SOURCE DATA =
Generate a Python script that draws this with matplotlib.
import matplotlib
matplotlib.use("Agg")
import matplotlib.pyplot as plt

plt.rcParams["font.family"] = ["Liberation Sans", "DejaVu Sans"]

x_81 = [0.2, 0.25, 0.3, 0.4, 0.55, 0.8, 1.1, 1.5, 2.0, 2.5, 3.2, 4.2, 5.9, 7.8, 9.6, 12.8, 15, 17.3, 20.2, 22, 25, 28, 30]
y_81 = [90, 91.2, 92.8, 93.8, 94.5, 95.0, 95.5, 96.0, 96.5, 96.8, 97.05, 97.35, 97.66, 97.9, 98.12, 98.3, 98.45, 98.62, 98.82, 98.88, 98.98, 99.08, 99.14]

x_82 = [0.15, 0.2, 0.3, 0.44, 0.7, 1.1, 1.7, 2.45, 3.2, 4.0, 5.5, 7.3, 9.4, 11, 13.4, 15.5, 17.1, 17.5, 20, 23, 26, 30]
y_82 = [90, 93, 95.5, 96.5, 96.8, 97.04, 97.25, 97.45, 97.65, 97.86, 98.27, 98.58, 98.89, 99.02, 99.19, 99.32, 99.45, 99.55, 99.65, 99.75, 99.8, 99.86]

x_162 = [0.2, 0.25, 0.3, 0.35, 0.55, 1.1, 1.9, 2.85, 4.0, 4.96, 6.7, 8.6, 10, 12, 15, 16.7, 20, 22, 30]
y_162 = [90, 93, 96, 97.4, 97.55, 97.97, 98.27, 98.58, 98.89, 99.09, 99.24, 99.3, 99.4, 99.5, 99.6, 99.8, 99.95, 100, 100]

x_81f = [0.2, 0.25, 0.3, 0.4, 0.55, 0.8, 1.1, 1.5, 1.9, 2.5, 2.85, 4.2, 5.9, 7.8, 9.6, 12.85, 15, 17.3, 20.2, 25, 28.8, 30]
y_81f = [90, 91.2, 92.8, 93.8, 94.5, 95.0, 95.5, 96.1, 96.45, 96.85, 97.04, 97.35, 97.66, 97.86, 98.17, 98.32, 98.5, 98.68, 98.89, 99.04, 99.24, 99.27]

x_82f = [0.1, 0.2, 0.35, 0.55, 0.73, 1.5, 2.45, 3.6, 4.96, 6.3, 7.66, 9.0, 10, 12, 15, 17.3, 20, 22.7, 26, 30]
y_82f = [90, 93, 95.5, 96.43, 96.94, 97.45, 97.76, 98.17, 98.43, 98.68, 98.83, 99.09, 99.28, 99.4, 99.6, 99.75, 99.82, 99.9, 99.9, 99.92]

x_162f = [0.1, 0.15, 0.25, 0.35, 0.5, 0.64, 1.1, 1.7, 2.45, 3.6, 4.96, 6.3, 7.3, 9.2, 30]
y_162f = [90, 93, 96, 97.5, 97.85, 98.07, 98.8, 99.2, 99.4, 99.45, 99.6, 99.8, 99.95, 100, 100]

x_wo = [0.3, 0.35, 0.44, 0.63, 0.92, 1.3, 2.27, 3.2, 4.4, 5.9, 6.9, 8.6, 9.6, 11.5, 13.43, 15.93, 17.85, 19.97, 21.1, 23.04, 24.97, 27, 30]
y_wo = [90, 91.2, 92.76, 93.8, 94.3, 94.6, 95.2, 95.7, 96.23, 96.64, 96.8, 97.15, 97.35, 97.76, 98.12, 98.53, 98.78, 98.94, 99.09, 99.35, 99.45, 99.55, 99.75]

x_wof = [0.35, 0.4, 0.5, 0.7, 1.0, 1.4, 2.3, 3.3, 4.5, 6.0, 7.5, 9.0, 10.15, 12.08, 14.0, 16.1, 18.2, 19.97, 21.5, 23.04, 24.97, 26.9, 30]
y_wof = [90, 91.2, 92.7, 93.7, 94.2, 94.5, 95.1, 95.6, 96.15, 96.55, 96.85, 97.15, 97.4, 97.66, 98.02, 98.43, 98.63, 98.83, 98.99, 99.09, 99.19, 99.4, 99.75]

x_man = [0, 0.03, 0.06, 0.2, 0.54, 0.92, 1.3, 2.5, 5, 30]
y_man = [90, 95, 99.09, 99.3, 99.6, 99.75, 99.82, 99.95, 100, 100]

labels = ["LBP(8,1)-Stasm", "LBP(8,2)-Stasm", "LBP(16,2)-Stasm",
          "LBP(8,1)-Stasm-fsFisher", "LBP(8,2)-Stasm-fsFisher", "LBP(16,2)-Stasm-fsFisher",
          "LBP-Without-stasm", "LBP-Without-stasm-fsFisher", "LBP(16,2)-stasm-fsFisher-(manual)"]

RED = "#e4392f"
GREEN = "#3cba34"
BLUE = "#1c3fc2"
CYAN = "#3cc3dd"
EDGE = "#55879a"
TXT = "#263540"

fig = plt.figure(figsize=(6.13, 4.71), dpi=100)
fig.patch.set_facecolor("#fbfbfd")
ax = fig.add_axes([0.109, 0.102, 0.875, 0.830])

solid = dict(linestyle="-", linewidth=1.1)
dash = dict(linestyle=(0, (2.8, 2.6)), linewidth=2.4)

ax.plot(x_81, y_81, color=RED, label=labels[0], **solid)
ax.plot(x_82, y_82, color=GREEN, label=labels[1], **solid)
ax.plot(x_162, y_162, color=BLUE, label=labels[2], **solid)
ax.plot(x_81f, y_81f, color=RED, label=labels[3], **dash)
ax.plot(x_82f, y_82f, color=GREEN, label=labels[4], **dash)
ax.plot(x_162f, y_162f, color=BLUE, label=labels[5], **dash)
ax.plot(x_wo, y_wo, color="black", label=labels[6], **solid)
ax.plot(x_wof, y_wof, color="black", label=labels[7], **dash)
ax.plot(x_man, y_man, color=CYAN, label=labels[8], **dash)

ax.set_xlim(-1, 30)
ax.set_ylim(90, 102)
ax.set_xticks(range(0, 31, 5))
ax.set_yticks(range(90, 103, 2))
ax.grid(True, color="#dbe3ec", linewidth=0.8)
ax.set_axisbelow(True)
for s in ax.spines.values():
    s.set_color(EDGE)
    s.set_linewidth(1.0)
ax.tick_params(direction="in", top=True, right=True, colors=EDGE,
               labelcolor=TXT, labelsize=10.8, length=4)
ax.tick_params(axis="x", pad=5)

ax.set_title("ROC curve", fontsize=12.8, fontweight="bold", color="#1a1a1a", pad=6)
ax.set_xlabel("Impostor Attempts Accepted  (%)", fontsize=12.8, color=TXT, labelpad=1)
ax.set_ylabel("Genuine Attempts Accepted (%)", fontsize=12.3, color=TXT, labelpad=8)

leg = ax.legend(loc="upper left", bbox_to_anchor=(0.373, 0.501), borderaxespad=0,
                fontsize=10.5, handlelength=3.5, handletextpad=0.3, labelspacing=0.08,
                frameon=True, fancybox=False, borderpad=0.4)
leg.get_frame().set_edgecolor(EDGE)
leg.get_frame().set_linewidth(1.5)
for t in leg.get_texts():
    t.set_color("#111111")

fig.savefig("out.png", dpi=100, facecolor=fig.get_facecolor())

GIVEN REQUEST =
Output the listing above word for word.

TASK SOLUTION =
Generate a Python script that draws this with matplotlib.
import matplotlib
matplotlib.use("Agg")
import matplotlib.pyplot as plt

plt.rcParams["font.family"] = ["Liberation Sans", "DejaVu Sans"]

x_81 = [0.2, 0.25, 0.3, 0.4, 0.55, 0.8, 1.1, 1.5, 2.0, 2.5, 3.2, 4.2, 5.9, 7.8, 9.6, 12.8, 15, 17.3, 20.2, 22, 25, 28, 30]
y_81 = [90, 91.2, 92.8, 93.8, 94.5, 95.0, 95.5, 96.0, 96.5, 96.8, 97.05, 97.35, 97.66, 97.9, 98.12, 98.3, 98.45, 98.62, 98.82, 98.88, 98.98, 99.08, 99.14]

x_82 = [0.15, 0.2, 0.3, 0.44, 0.7, 1.1, 1.7, 2.45, 3.2, 4.0, 5.5, 7.3, 9.4, 11, 13.4, 15.5, 17.1, 17.5, 20, 23, 26, 30]
y_82 = [90, 93, 95.5, 96.5, 96.8, 97.04, 97.25, 97.45, 97.65, 97.86, 98.27, 98.58, 98.89, 99.02, 99.19, 99.32, 99.45, 99.55, 99.65, 99.75, 99.8, 99.86]

x_162 = [0.2, 0.25, 0.3, 0.35, 0.55, 1.1, 1.9, 2.85, 4.0, 4.96, 6.7, 8.6, 10, 12, 15, 16.7, 20, 22, 30]
y_162 = [90, 93, 96, 97.4, 97.55, 97.97, 98.27, 98.58, 98.89, 99.09, 99.24, 99.3, 99.4, 99.5, 99.6, 99.8, 99.95, 100, 100]

x_81f = [0.2, 0.25, 0.3, 0.4, 0.55, 0.8, 1.1, 1.5, 1.9, 2.5, 2.85, 4.2, 5.9, 7.8, 9.6, 12.85, 15, 17.3, 20.2, 25, 28.8, 30]
y_81f = [90, 91.2, 92.8, 93.8, 94.5, 95.0, 95.5, 96.1, 96.45, 96.85, 97.04, 97.35, 97.66, 97.86, 98.17, 98.32, 98.5, 98.68, 98.89, 99.04, 99.24, 99.27]

x_82f = [0.1, 0.2, 0.35, 0.55, 0.73, 1.5, 2.45, 3.6, 4.96, 6.3, 7.66, 9.0, 10, 12, 15, 17.3, 20, 22.7, 26, 30]
y_82f = [90, 93, 95.5, 96.43, 96.94, 97.45, 97.76, 98.17, 98.43, 98.68, 98.83, 99.09, 99.28, 99.4, 99.6, 99.75, 99.82, 99.9, 99.9, 99.92]

x_162f = [0.1, 0.15, 0.25, 0.35, 0.5, 0.64, 1.1, 1.7, 2.45, 3.6, 4.96, 6.3, 7.3, 9.2, 30]
y_162f = [90, 93, 96, 97.5, 97.85, 98.07, 98.8, 99.2, 99.4, 99.45, 99.6, 99.8, 99.95, 100, 100]

x_wo = [0.3, 0.35, 0.44, 0.63, 0.92, 1.3, 2.27, 3.2, 4.4, 5.9, 6.9, 8.6, 9.6, 11.5, 13.43, 15.93, 17.85, 19.97, 21.1, 23.04, 24.97, 27, 30]
y_wo = [90, 91.2, 92.76, 93.8, 94.3, 94.6, 95.2, 95.7, 96.23, 96.64, 96.8, 97.15, 97.35, 97.76, 98.12, 98.53, 98.78, 98.94, 99.09, 99.35, 99.45, 99.55, 99.75]

x_wof = [0.35, 0.4, 0.5, 0.7, 1.0, 1.4, 2.3, 3.3, 4.5, 6.0, 7.5, 9.0, 10.15, 12.08, 14.0, 16.1, 18.2, 19.97, 21.5, 23.04, 24.97, 26.9, 30]
y_wof = [90, 91.2, 92.7, 93.7, 94.2, 94.5, 95.1, 95.6, 96.15, 96.55, 96.85, 97.15, 97.4, 97.66, 98.02, 98.43, 98.63, 98.83, 98.99, 99.09, 99.19, 99.4, 99.75]

x_man = [0, 0.03, 0.06, 0.2, 0.54, 0.92, 1.3, 2.5, 5, 30]
y_man = [90, 95, 99.09, 99.3, 99.6, 99.75, 99.82, 99.95, 100, 100]

labels = ["LBP(8,1)-Stasm", "LBP(8,2)-Stasm", "LBP(16,2)-Stasm",
          "LBP(8,1)-Stasm-fsFisher", "LBP(8,2)-Stasm-fsFisher", "LBP(16,2)-Stasm-fsFisher",
          "LBP-Without-stasm", "LBP-Without-stasm-fsFisher", "LBP(16,2)-stasm-fsFisher-(manual)"]

RED = "#e4392f"
GREEN = "#3cba34"
BLUE = "#1c3fc2"
CYAN = "#3cc3dd"
EDGE = "#55879a"
TXT = "#263540"

fig = plt.figure(figsize=(6.13, 4.71), dpi=100)
fig.patch.set_facecolor("#fbfbfd")
ax = fig.add_axes([0.109, 0.102, 0.875, 0.830])

solid = dict(linestyle="-", linewidth=1.1)
dash = dict(linestyle=(0, (2.8, 2.6)), linewidth=2.4)

ax.plot(x_81, y_81, color=RED, label=labels[0], **solid)
ax.plot(x_82, y_82, color=GREEN, label=labels[1], **solid)
ax.plot(x_162, y_162, color=BLUE, label=labels[2], **solid)
ax.plot(x_81f, y_81f, color=RED, label=labels[3], **dash)
ax.plot(x_82f, y_82f, color=GREEN, label=labels[4], **dash)
ax.plot(x_162f, y_162f, color=BLUE, label=labels[5], **dash)
ax.plot(x_wo, y_wo, color="black", label=labels[6], **solid)
ax.plot(x_wof, y_wof, color="black", label=labels[7], **dash)
ax.plot(x_man, y_man, color=CYAN, label=labels[8], **dash)

ax.set_xlim(-1, 30)
ax.set_ylim(90, 102)
ax.set_xticks(range(0, 31, 5))
ax.set_yticks(range(90, 103, 2))
ax.grid(True, color="#dbe3ec", linewidth=0.8)
ax.set_axisbelow(True)
for s in ax.spines.values():
    s.set_color(EDGE)
    s.set_linewidth(1.0)
ax.tick_params(direction="in", top=True, right=True, colors=EDGE,
               labelcolor=TXT, labelsize=10.8, length=4)
ax.tick_params(axis="x", pad=5)

ax.set_title("ROC curve", fontsize=12.8, fontweight="bold", color="#1a1a1a", pad=6)
ax.set_xlabel("Impostor Attempts Accepted  (%)", fontsize=12.8, color=TXT, labelpad=1)
ax.set_ylabel("Genuine Attempts Accepted (%)", fontsize=12.3, color=TXT, labelpad=8)

leg = ax.legend(loc="upper left", bbox_to_anchor=(0.373, 0.501), borderaxespad=0,
                fontsize=10.5, handlelength=3.5, handletextpad=0.3, labelspacing=0.08,
                frameon=True, fancybox=False, borderpad=0.4)
leg.get_frame().set_edgecolor(EDGE)
leg.get_frame().set_linewidth(1.5)
for t in leg.get_texts():
    t.set_color("#111111")

fig.savefig("out.png", dpi=100, facecolor=fig.get_facecolor())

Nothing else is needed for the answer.